US Energy Secretary Samuel Bodman said: "It's not good for producing nations to see the US struggling economically. They depend on us to be a significant engine in world economic activity."
Later, Australian Prime Minister Kevin Rudd said a "blowtorch" needed to be applied to OPEC to urge the cartel to increase production.
The ministers of the five nations meeting on Saturday also agreed on other issues such as developing clean energy technologies, improving efficiency and on better cooperation in strategic oil stocks.
However, sharp differences emerged on fuel subsidies.
The BBC's Chris Hogg in Tokyo says heavy fuel subsidies are used throughout the developing world to try to ease the burden on the poorest in society.

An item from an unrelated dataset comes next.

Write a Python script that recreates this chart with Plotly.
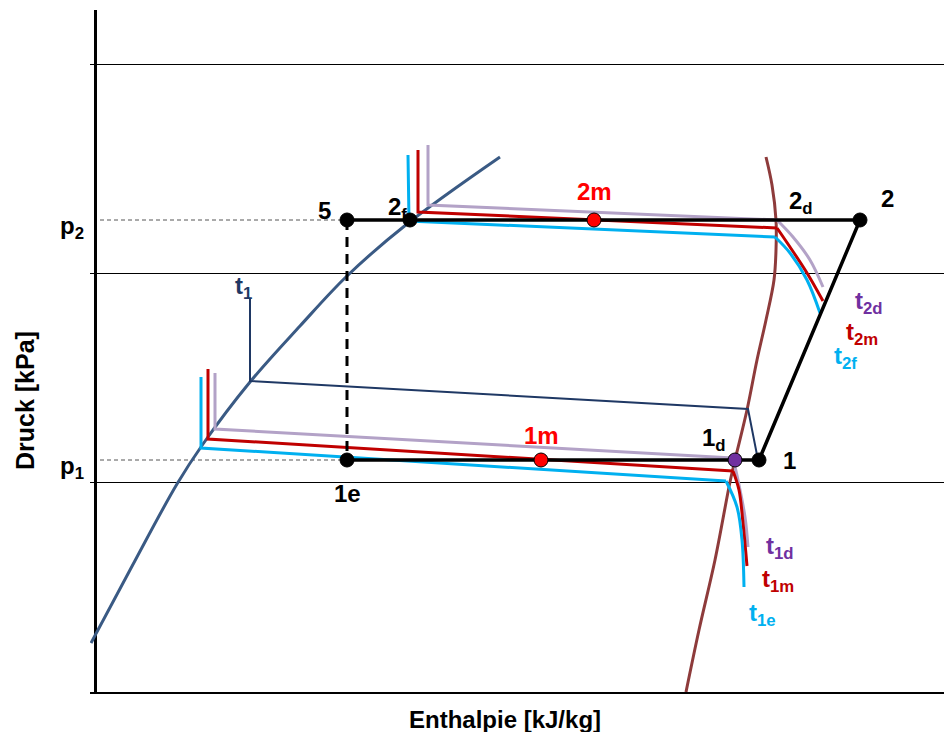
import plotly.graph_objects as go

# ---- data (schematic enthalpy / pressure units) ----
sat_liq_h = [-4, 35, 82, 108, 155, 205, 252, 312, 405]
sat_liq_p = [49, 122, 208, 248, 310, 366, 416, 468, 535]

sat_vap_h = [671, 677, 681, 681, 679, 671, 662, 652, 640, 635, 620, 604, 591]
sat_vap_p = [535, 507, 472, 442, 412, 372, 332, 282, 232, 210, 132, 62, 0]

cycle_h = [252, 765, 664, 252]
cycle_p = [472, 472, 232, 232]

throttle_h = [252, 252]
throttle_p = [472, 232]

t1_h = [155, 155, 653, 663]
t1_p = [394, 311, 283, 232]

# condenser temperature profiles (vertical + sloped part, then curved tail)
t2f_h = [313, 314, 680]; t2f_p = [537, 471, 455]
t2f_tail_h = [680, 695, 712, 725]; t2f_tail_p = [455, 439, 412, 379]
t2m_h = [323, 323, 682]; t2m_p = [542, 480, 464]
t2m_tail_h = [682, 695, 712, 728]; t2m_tail_p = [464, 445, 419, 391]
t2d_h = [333, 333, 682]; t2d_p = [547, 487, 472]
t2d_tail_h = [682, 698, 715, 728]; t2d_tail_p = [472, 455, 432, 405]

# evaporator temperature profiles
t1e_h = [106, 106, 631]; t1e_p = [315, 244, 211]
t1e_tail_h = [631, 642, 647, 649]; t1e_tail_p = [211, 185, 152, 105]
t1m_h = [113, 113, 638]; t1m_p = [323, 253, 221]
t1m_tail_h = [638, 644, 648, 652]; t1m_tail_p = [221, 202, 169, 126]
t1d_h = [120, 120, 638]; t1d_p = [319, 263, 234]
t1d_tail_h = [638, 643, 650, 653]; t1d_tail_p = [234, 212, 175, 145]

p_levels = [472, 232]
p_labels = ["p<sub>2</sub>", "p<sub>1</sub>"]
grid_p = [210, 419, 628]

state_h = [252, 315, 499, 765, 664, 640, 446, 252]
state_p = [472, 472, 472, 472, 232, 232, 232, 232]
state_col = ["black", "black", "#FF0000", "black", "black", "#7030A0", "#FF0000", "black"]

labels = [
    ("<b>5</b>", 229, 482, "black"),
    ("<b>2<sub>f</sub></b>", 302, 484, "black"),
    ("<b>2m</b>", 499, 501, "#FF0000"),
    ("<b>2<sub>d</sub></b>", 706, 490, "black"),
    ("<b>2</b>", 792, 494, "black"),
    ("<b>t<sub>2d</sub></b>", 774, 390, "#7030A0"),
    ("<b>t<sub>2m</sub></b>", 767, 359, "#C00000"),
    ("<b>t<sub>2f</sub></b>", 750, 335, "#00B0F0"),
    ("<b>t<sub>1</sub></b>", 148, 405, "#1F3864"),
    ("<b>1m</b>", 446, 257, "#FF0000"),
    ("<b>1<sub>d</sub></b>", 619, 253, "black"),
    ("<b>1</b>", 694, 232, "black"),
    ("<b>1e</b>", 252, 199, "black"),
    ("<b>t<sub>1d</sub></b>", 685, 145, "#7030A0"),
    ("<b>t<sub>1m</sub></b>", 683, 112, "#C00000"),
    ("<b>t<sub>1e</sub></b>", 667, 78, "#00B0F0"),
]

CYAN = "#00B0F0"
RED = "#C00000"
LAV = "#B3A2C7"

fig = go.Figure()

def line(h, p, color, width, dash=None, shape="linear"):
    fig.add_trace(go.Scatter(x=h, y=p, mode="lines",
                             line=dict(color=color, width=width, dash=dash, shape=shape),
                             hoverinfo="skip", showlegend=False))

# dashed pressure guide lines
for pl in p_levels:
    line([5, 252], [pl, pl], "#555555", 1, dash="4px,3px")

# saturation curves
line(sat_liq_h, sat_liq_p, "#3A5A84", 3, shape="spline")
line(sat_vap_h, sat_vap_p, "#8E3B3B", 3, shape="spline")

# temperature profiles
for h, p, th, tp, c in [
    (t2d_h, t2d_p, t2d_tail_h, t2d_tail_p, LAV),
    (t2m_h, t2m_p, t2m_tail_h, t2m_tail_p, RED),
    (t2f_h, t2f_p, t2f_tail_h, t2f_tail_p, CYAN),
    (t1d_h, t1d_p, t1d_tail_h, t1d_tail_p, LAV),
    (t1m_h, t1m_p, t1m_tail_h, t1m_tail_p, RED),
    (t1e_h, t1e_p, t1e_tail_h, t1e_tail_p, CYAN),
]:
    line(h, p, c, 3)
    line(th, tp, c, 3, shape="spline")

# cycle
line(throttle_h, throttle_p, "black", 3, dash="10px,7px")
line(cycle_h, cycle_p, "black", 3.5)
line(t1_h, t1_p, "#1F3864", 2)

fig.add_trace(go.Scatter(x=state_h, y=state_p, mode="markers",
                         marker=dict(size=14, color=state_col,
                                     line=dict(color="black", width=1)),
                         hoverinfo="skip", showlegend=False))

FONT = "Liberation Sans, Arial, sans-serif"
for txt, x, y, c in labels:
    fig.add_annotation(x=x, y=y, text=txt, showarrow=False,
                       font=dict(family=FONT, size=24, color=c),
                       xanchor="center", yanchor="middle")

for txt, pl in zip(p_labels, p_levels):
    fig.add_annotation(xref="paper", yref="y", x=-0.021, y=pl - 7, text="<b>" + txt + "</b>",
                       showarrow=False, font=dict(family=FONT, size=24, color="black"),
                       xanchor="center", yanchor="middle")

fig.add_annotation(xref="paper", yref="paper", x=-0.0758, y=0.428,
                   text="<b>Druck [kPa]</b>", textangle=-90, showarrow=False,
                   font=dict(family=FONT, size=25, color="black"),
                   xanchor="center", yanchor="middle")
fig.add_annotation(xref="paper", yref="paper", x=0.4837, y=-0.0396,
                   text="<b>Enthalpie [kJ/kg]</b>", showarrow=False,
                   font=dict(family=FONT, size=24, color="black"),
                   xanchor="center", yanchor="middle")

fig.update_layout(
    width=940, height=724,
    margin=dict(l=82, r=0, t=2, b=40),
    paper_bgcolor="white", plot_bgcolor="white",
    xaxis=dict(range=[-5, 853], showgrid=False, showticklabels=False, ticks="",
               zeroline=True, zerolinecolor="black", zerolinewidth=2.5,
               showline=True, linecolor="black", linewidth=1.5, mirror=False,
               fixedrange=True),
    yaxis=dict(range=[0, 682], tickvals=grid_p, showticklabels=False, ticks="",
               showgrid=True, gridcolor="black", gridwidth=1,
               zeroline=False, showline=False, fixedrange=True),
)

fig.write_html("out.html")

The G8 will discuss improving efficiency and sharing technology
Mr Bodman said the subsidies in China and India had helped drive demand and so increase prices.
"We know demand is increasing because a lot of nations are still subsidising oil, which ought to stop," he said.
India insists there is no agreement to remove the subsidies altogether.
Its representative at the talks on Saturday said the country was not ready to move to a position where the market decided the price its citizens should pay for oil.
China also made clear it had no time frame for moving towards lower subsidies, saying they needed to consider carefully how removing them might affect the country's social and political stability.
Mr Bodman said even quick action at the Aomori talks might not bring immediate benefits.
"This has been a long time in coming... this is going to take a long time to accomplish."
The Aomori talks herald a full meeting of G8 leaders on Japan's northernmost Hokkaido island in July.
Friday's spike in oil prices coincided with a dollar slump, plummeting share prices on Wall Street and US unemployment suffering its biggest rise in 20 years.
Some analysts have suggested that prices would reach as high as $200 a barrel during the next 18 months.
The benchmark light, sweet crude oil is more than twice the price it was a year ago.